From musician’s perspective [2], the elements of music note are pitch, length, loudness, and timbre, which correspond to the intonation, attenuation, intensity, and dynamic range in acoustic, and correspond to baseband frequency, time domain characteristics, amplitude, and frequency domain characteristics in physical quantities. In order to obtain as much acoustic field information of Chinese lutes as possible, the constant-Q transform coefficients (CQTs), Mel-frequency cepstral coefficients (MFCCs) and correlation coefficients between each microphone (CCs) are ultilised to represent the acoustic features. The CQTs [9] are time-frequency representation of a music signal, which contains 88 elements related to the 88 equal-space frequency bins in this paper. The MFCCs [10] are short-term spectral-based features imitating the human ear system, which contains 12 elements in this paper.

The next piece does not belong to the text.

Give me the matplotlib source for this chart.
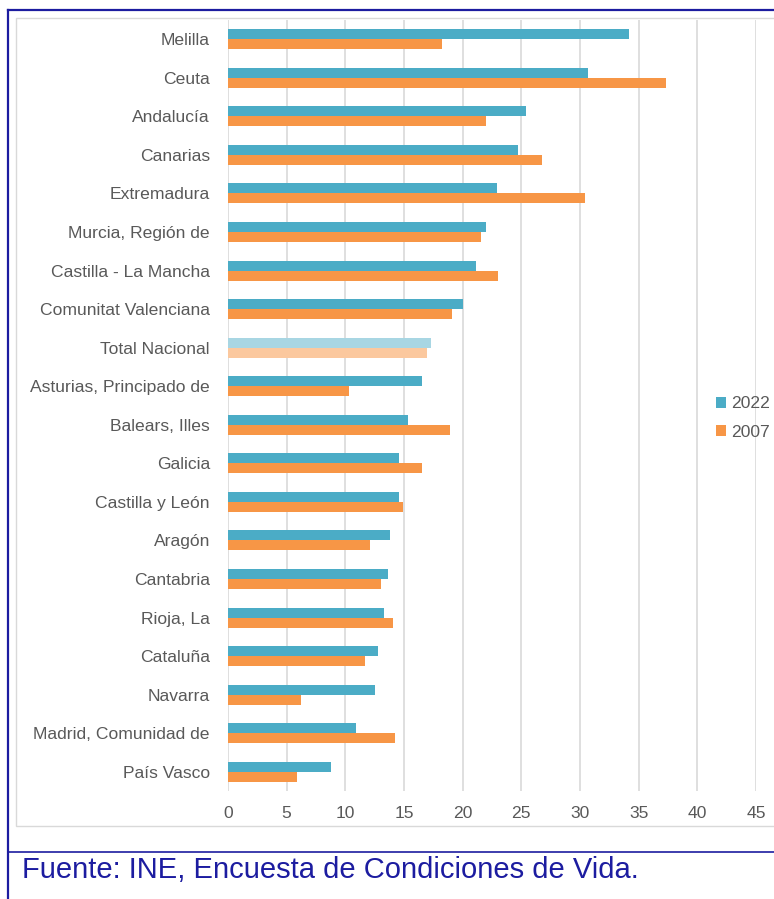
import numpy as np
import matplotlib.pyplot as plt
from matplotlib.patches import Rectangle
from matplotlib.lines import Line2D

regions = ["Melilla", "Ceuta", "Andalucía", "Canarias", "Extremadura",
           "Murcia, Región de", "Castilla - La Mancha", "Comunitat Valenciana",
           "Total Nacional", "Asturias, Principado de", "Balears, Illes",
           "Galicia", "Castilla y León", "Aragón", "Cantabria", "Rioja, La",
           "Cataluña", "Navarra", "Madrid, Comunidad de", "País Vasco"]
v2022 = [34.2, 30.7, 25.4, 24.7, 22.9, 22.0, 21.1, 20.0, 17.3, 16.5,
         15.3, 14.6, 14.6, 13.8, 13.6, 13.3, 12.8, 12.5, 10.9, 8.8]
v2007 = [18.2, 37.3, 22.0, 26.8, 30.4, 21.6, 23.0, 19.1, 17.0, 10.3,
         18.9, 16.5, 14.9, 12.1, 13.0, 14.1, 11.7, 6.2, 14.2, 5.9]
xticks = [0, 5, 10, 15, 20, 25, 30, 35, 40, 45]

c22, c07 = "#4BACC6", "#F79646"
c22_light, c07_light = "#A8D6E3", "#FBC89E"
navy = "#1C1CA0"
plt.rcParams["font.family"] = ["Liberation Sans", "DejaVu Sans"]

fig = plt.figure(figsize=(7.74, 8.99), dpi=100)
W, H = 774, 899

# chart frame and page borders
fig.patches.append(Rectangle((16 / W, 1 - 826 / H), (775 - 16) / W, (826 - 18) / H,
                             transform=fig.transFigure, fill=False,
                             edgecolor="#D9D9D9", linewidth=1))
fig.lines.append(Line2D([8 / W, 8 / W], [0, 1 - 10 / H], transform=fig.transFigure,
                        color=navy, linewidth=1.6))
fig.lines.append(Line2D([8 / W, 1], [1 - 10 / H, 1 - 10 / H], transform=fig.transFigure,
                        color=navy, linewidth=1.6))
fig.lines.append(Line2D([8 / W, 1], [1 - 852 / H, 1 - 852 / H], transform=fig.transFigure,
                        color=navy, linewidth=1.2))

ax = fig.add_axes([228 / W, 1 - 791 / H, (756 - 228) / W, (791 - 20) / H])

y = np.arange(len(regions))
h = 0.26
cols22 = [c22_light if r == "Total Nacional" else c22 for r in regions]
cols07 = [c07_light if r == "Total Nacional" else c07 for r in regions]
ax.barh(y - h / 2, v2022, height=h, color=cols22, label="2022", zorder=3)
ax.barh(y + h / 2, v2007, height=h, color=cols07, label="2007", zorder=3)

ax.set_ylim(len(regions) - 0.5, -0.5)
ax.set_xlim(0, 45)
ax.set_yticks(y)
ax.set_yticklabels(regions, fontsize=12.6, color="#595959")
ax.set_xticks(xticks)
ax.set_xticklabels([str(t) for t in xticks], fontsize=12.6, color="#595959")
ax.tick_params(axis="both", length=0)
ax.tick_params(axis="y", pad=13)
ax.tick_params(axis="x", pad=11)
ax.grid(axis="x", color="#D9D9D9", linewidth=1.2, zorder=0)
for s in ax.spines.values():
    s.set_visible(False)

ax.legend(loc="center left", bbox_to_anchor=(700 / W, 1 - 418 / H),
          bbox_transform=fig.transFigure, frameon=False, fontsize=12.6,
          handlelength=0.6, handleheight=0.6, handletextpad=0.3,
          labelspacing=0.75, labelcolor="#595959")

fig.text(22 / W, 1 - 870 / H, "Fuente: INE, Encuesta de Condiciones de Vida.",
         fontsize=21, color=navy, va="center", ha="left")

plt.savefig("out.png", dpi=100)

The CCs [8] are spatial representation of musical instrument acoustic field, which contains 8 elements in this paper. The different acoustic features of 5 ranks’ Chinese lutes are shown in Figure 2.

2.3. Deep Learning

The 108 values of acoustic features, including CQTs, MFCCs and CCs, are used as classification features in our lute case. As illustrated in Table 1 and Figure 2, the acoustic features of different ranks lute have significant changes. We ultilise a BP neural network implementation provided by MATLAB Deep Learning Toolbox [11] for classification. Our 144 sets instances are randomly divided into three parts: 110 sets instances for network training, 24 sets instances for trained network testing, and 10 sets instances for network validating.

3. Results and Discussion

We evaluated all testing and validating combinations and averaged the results. For the lute set of 5 ranks, the trained BP neural network achieve a mean accuracy of 92.84%. The classification accuracies and errors of each lute rank are shown in Figure 3. The trained BP neural network has a high identification accuracy for rank VG, G and F, while has a poor identification accuracy for rank E and P.